Si queremos sembrar para el futuro, incluso social y económicamente, nos hará bien volver a poner el Evangelio de la misericordia en la base de nuestras opciones. Jesús es misericordia. Nosotros, todos nosotros, hemos sido misericordiosos. De lo contrario, por imponentes que parezcan, los monumentos de nuestra opulencia serán siempre gigantes con pies de barro (cf. Dn 2,31-45). No nos engañemos: sin amor nada dura, todo se desvanece, se desmorona, y nos deja prisioneros de una vida fugaz, vacía y sin sentido, de un mundo insustancial que, más allá de las fachadas, ha perdido toda credibilidad, ¿por qué? Porque ha escandalizado a los pequeños.

Y así llegamos a la tercera palabra: testimonio. Podemos tomar ejemplo, a este respecto, de la vida y obra de Ana de Jesús, Ana de Lobera, en el día de su Beatificación. Esta mujer fue una de las protagonistas, en la Iglesia de su tiempo, de un gran movimiento de reforma, siguiendo las huellas de una «gigante del espíritu» -Teresa de Ávila-, cuyos ideales difundió por España, Francia e incluso aquí, en Bruselas, y en lo que entonces se llamaba los Países Bajos españoles.

En una época marcada por dolorosos escándalos, dentro y fuera de la comunidad cristiana, ella y sus compañeras, con su vida sencilla y pobre, hecha de oración, trabajo y caridad, fueron capaces de devolver a la fe a tanta gente que alguien describió su fundación en esta ciudad como un «imán espiritual».

Por decisión propia, no dejó escritos. En cambio, se comprometió a poner en práctica lo que había aprendido (cf. 1 Co 15,3), y con su forma de vida contribuyó a levantar a la Iglesia en un momento de grandes dificultades.

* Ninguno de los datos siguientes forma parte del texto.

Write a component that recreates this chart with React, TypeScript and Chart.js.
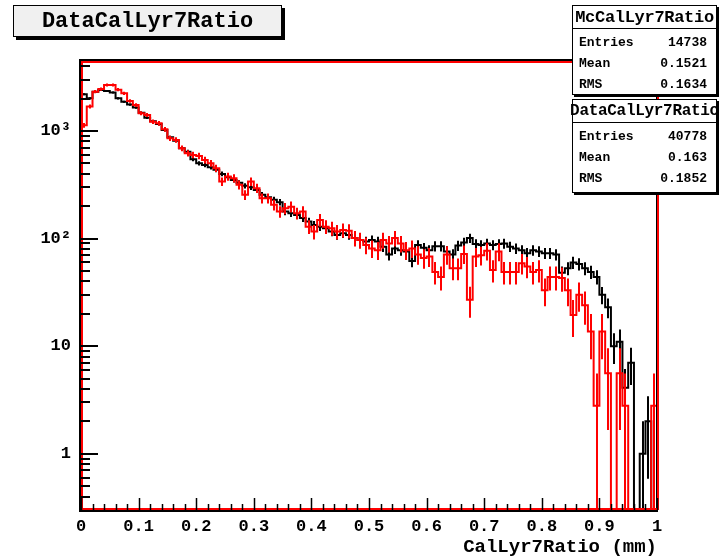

Acojamos, pues, con gratitud el modelo de «santidad femenina» que nos ha dejado (cf. Exhort. ap. Gaudete et exsultate, 12), delicada y fuerte, hecha de apertura, comunión y testimonio. Encomendémosla a la oración, imitemos sus virtudes y renovemos con ella nuestro compromiso de caminar juntos tras las huellas del Señor.